On the surface, Sunday's race didn't appear to be any different. A fast car had the 38-year-old in sight of the front during the early going, until a pit-road speeding penalty just past the halfway point in the race dropped Harvick from inside the top 10 to outside the top 25.
He was back inside the top 20 by Lap 117 when a 13-car pileup sent his No. 4 Chevrolet into the inside wall, bouncing across a drainage grate on the apron and eventually to pit road for repairs.
Yet unlike other times this season when trouble found Harvick, this time the team was able to battle back. And that ability, he said, will be crucial later this year when the Chase for the NASCAR Sprint Cup gets underway.
"I think today was very important," Harvick said after clinching a spot in this year's Chase field. "I think last week (at Indy) was kind of the same way. We didn't have the car that we wanted; I felt like we had a top-three car today … we were going to need track position and things were not really going well. They were able to fix the car after we wrecked it. That's what we talked about as we came back from the (off week) … just scrambling, being able to scramble and get a good finish of some sort to get something out of the day.

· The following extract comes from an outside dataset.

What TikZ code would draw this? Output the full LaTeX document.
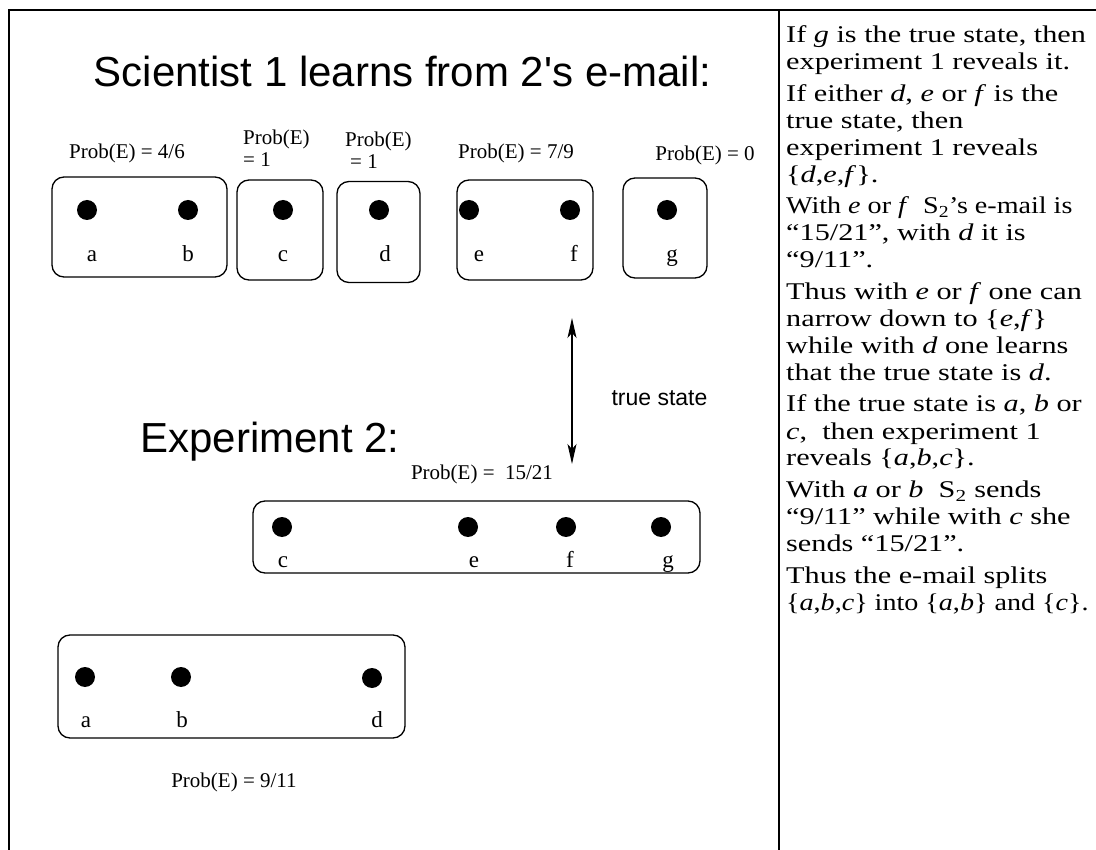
\documentclass[tikz,border=0pt]{standalone}
\usepackage{fontspec}
\usepackage{graphicx}
\setmainfont{Liberation Serif}
\newfontfamily\sansf{Liberation Sans}
\newcommand\rl[1]{\scalebox{1.26}[1]{#1}}
\newcommand\rlnarrow[1]{\scalebox{1.17}[1]{#1}}
\usetikzlibrary{arrows.meta}
\begin{document}
\begin{tikzpicture}[x=1pt,y=-1pt,
  setbox/.style={draw,line width=1.3pt,rounded corners=12pt,inner sep=0pt},
  dot/.style={circle,fill=black,inner sep=0pt,minimum size=20pt},
  lab/.style={font=\fontsize{23}{23}\selectfont,anchor=base,inner sep=0pt},
  prob/.style={font=\fontsize{21}{21}\selectfont,anchor=base,inner sep=0pt},
  probw/.style={prob,anchor=base west},
  ttl/.style={font=\sansf\fontsize{42}{42}\selectfont,anchor=base,inner sep=0pt},
  rline/.style={font=\fontsize{24}{27}\selectfont,anchor=base west,inner sep=0pt},
  framel/.style={line width=2.6pt},
  dbl/.style={line width=1.4pt,{Stealth[length=20pt,width=9pt,inset=5pt]}-{Stealth[length=20pt,width=9pt,inset=5pt]}}]
\useasboundingbox (0,0) rectangle (1096,850);
% frame
\coordinate (fbl) at (9,850);
\coordinate (ftl) at (9,10);
\coordinate (ftr) at (1096,10);
\coordinate (dtop) at (779,10);
\coordinate (dbot) at (779,850);
\draw[framel,line join=miter] (fbl) -- (ftl) -- (ftr);
\draw[framel] (dtop) -- (dbot);
% titles
\node[ttl] (t1) at (402.5,87) {Scientist 1 learns from 2's e-mail:};
\node[ttl] (t2) at (270,453) {Experiment 2:};
\node[font=\sansf\fontsize{23}{23}\selectfont,anchor=base,inner sep=0pt] (ts) at (659.5,406) {true state};
% top row boxes
\node[setbox,minimum width=175pt,minimum height=100pt] (Bab) at (139.5,227) {};
\node[setbox,minimum width=86pt,minimum height=100pt] (Bc) at (280,230) {};
\node[setbox,minimum width=83pt,minimum height=101pt] (Bd) at (378.5,232) {};
\node[setbox,minimum width=136pt,minimum height=100pt] (Bef) at (525,230) {};
\node[setbox,minimum width=84pt,minimum height=100pt] (Bg) at (665,228) {};
% top dots
\node[dot] (da) at (87,210) {};
\node[dot] (db) at (188,210) {};
\node[dot] (dc) at (283,210) {};
\node[dot] (dd) at (379,210) {};
\node[dot] (de) at (469,210) {};
\node[dot] (df) at (570,210) {};
\node[dot] (dg) at (667,210) {};
% top letters
\node[lab] (la) at (92,262) {a};
\node[lab] (lb) at (188,262) {b};
\node[lab] (lc) at (283,262) {c};
\node[lab] (ld) at (385,262) {d};
\node[lab] (le) at (479,262) {e};
\node[lab] (lf) at (574,262) {f};
\node[lab] (lg) at (672,262) {g};
% top probabilities
\node[prob] (p1) at (127,159) {Prob(E) = 4/6};
\node[probw] (p2a) at (243,145) {Prob(E)};
\node[probw] (p2b) at (243,167) {= 1};
\node[probw] (p3a) at (345,147) {Prob(E)};
\node[probw] (p3b) at (350,169) {= 1};
\node[prob] (p4) at (516,159) {Prob(E) = 7/9};
\node[prob] (p5) at (705,161) {Prob(E) = 0};
% arrow
\coordinate (atop) at (572,318);
\coordinate (abot) at (572,464);
\draw[dbl] (atop) -- (abot);
% experiment 2 boxes
\node[prob] (p6) at (482,479) {Prob(E) =\ \ 15/21};
\node[setbox,minimum width=447pt,minimum height=72pt] (Bcefg) at (476.5,537) {};
\node[dot] (d2c) at (282,527) {};
\node[dot] (d2e) at (468,527) {};
\node[dot] (d2f) at (566,527) {};
\node[dot] (d2g) at (661,527) {};
\node[lab] (l2c) at (283,567) {c};
\node[lab] (l2e) at (474,567) {e};
\node[lab] (l2f) at (570,567) {f};
\node[lab] (l2g) at (668,567) {g};
\node[setbox,minimum width=347pt,minimum height=103pt] (Babd) at (231.5,686.5) {};
\node[dot] (d3a) at (85,677) {};
\node[dot] (d3b) at (181,677) {};
\node[dot] (d3d) at (372,678) {};
\node[lab] (l3a) at (86,727) {a};
\node[lab] (l3b) at (182,727) {b};
\node[lab] (l3d) at (377,727) {d};
\node[prob] (p7) at (234,787) {Prob(E) = 9/11};
% right panel text
\node[rline] (r1) at (786,43) {\rl{If \textit{g} is the true state, then}};
\node[rline] (r2) at (786,70) {\rl{experiment 1 reveals it.}};
\node[rline] (r3) at (786,101.5) {\rl{If either \textit{d}, \textit{e} or \textit{f} is the}};
\node[rline] (r4) at (786,128.5) {\rl{true state, then}};
\node[rline] (r5) at (786,155.5) {\rl{experiment 1 reveals}};
\node[rline] (r6) at (786,182.5) {\rl{\{\textit{d},\textit{e},\textit{f}\}.}};
\node[rline] (r7) at (786,214) {\rlnarrow{With \textit{e} or \textit{f}\ \ S\textsubscript{2}’s e-mail is}};
\node[rline] (r8) at (786,241) {\rl{“15/21”, with \textit{d} it is}};
\node[rline] (r9) at (786,268) {\rl{“9/11”.}};
\node[rline] (r10) at (786,299.5) {\rl{Thus with \textit{e} or \textit{f} one can}};
\node[rline] (r11) at (786,326.5) {\rl{narrow down to \{\textit{e},\textit{f}\}}};
\node[rline] (r12) at (786,353.5) {\rl{while with \textit{d} one learns}};
\node[rline] (r13) at (786,380.5) {\rl{that the true state is \textit{d}.}};
\node[rline] (r14) at (786,412) {\rl{If the true state is \textit{a}, \textit{b} or}};
\node[rline] (r15) at (786,439) {\rl{\textit{c},\ \ then experiment 1}};
\node[rline] (r16) at (786,466) {\rl{reveals \{\textit{a},\textit{b},\textit{c}\}.}};
\node[rline] (r17) at (786,497.5) {\rl{With \textit{a} or \textit{b}\ \ S\textsubscript{2} sends}};
\node[rline] (r18) at (786,524.5) {\rl{“9/11” while with \textit{c} she}};
\node[rline] (r19) at (786,551.5) {\rl{sends “15/21”.}};
\node[rline] (r20) at (786,583) {\rl{Thus the e-mail splits}};
\node[rline] (r21) at (786,610) {\rlnarrow{\{\textit{a},\textit{b},\textit{c}\} into \{\textit{a},\textit{b}\} and \{\textit{c}\}.}};
\end{tikzpicture}
\end{document}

"That's what you're going to have to do the last 10 weeks and … we were able to accomplish that. Hopefully this is a sign of things to come."
Because he pitted to repair his damaged car, Harvick eventually gained track position as others had to come to pit road for their final stops. By the time the field lined up for a final three-lap charge to the finish, Harvick's scarred Chevrolet was second, and seemingly just as fast as that of race leader Dale Earnhardt Jr.
"I timed the last (restart) pretty good and was able to get into Turn 1, but I just couldn't turn into the corner like I needed to," he said. "He was able to carry (that) momentum."
Harvick became the seventh driver to clinch a spot in the 16-team Chase, as long as he attempts to qualify for the remaining five regular-season races. He joins Earnhardt Jr., Brad Keselowski, Jeff Gordon, Carl Edwards, Jimmie Johnson and Joey Logano.
Kicking off the final five races leading up to the Chase is this week's stop at Watkins Glen International, the final road course event of the season for NASCAR's Sprint Cup Series.
Clinching a berth won't change how he and his SHR team approach the remaining races.
"I think it's just trying to get yourself ready for the last 10 weeks," he said, "to know that you're not going to win every race, you're going to have days … where you have to scramble, you're going to have practices where your car is off, you're going to have things that are going to go wrong."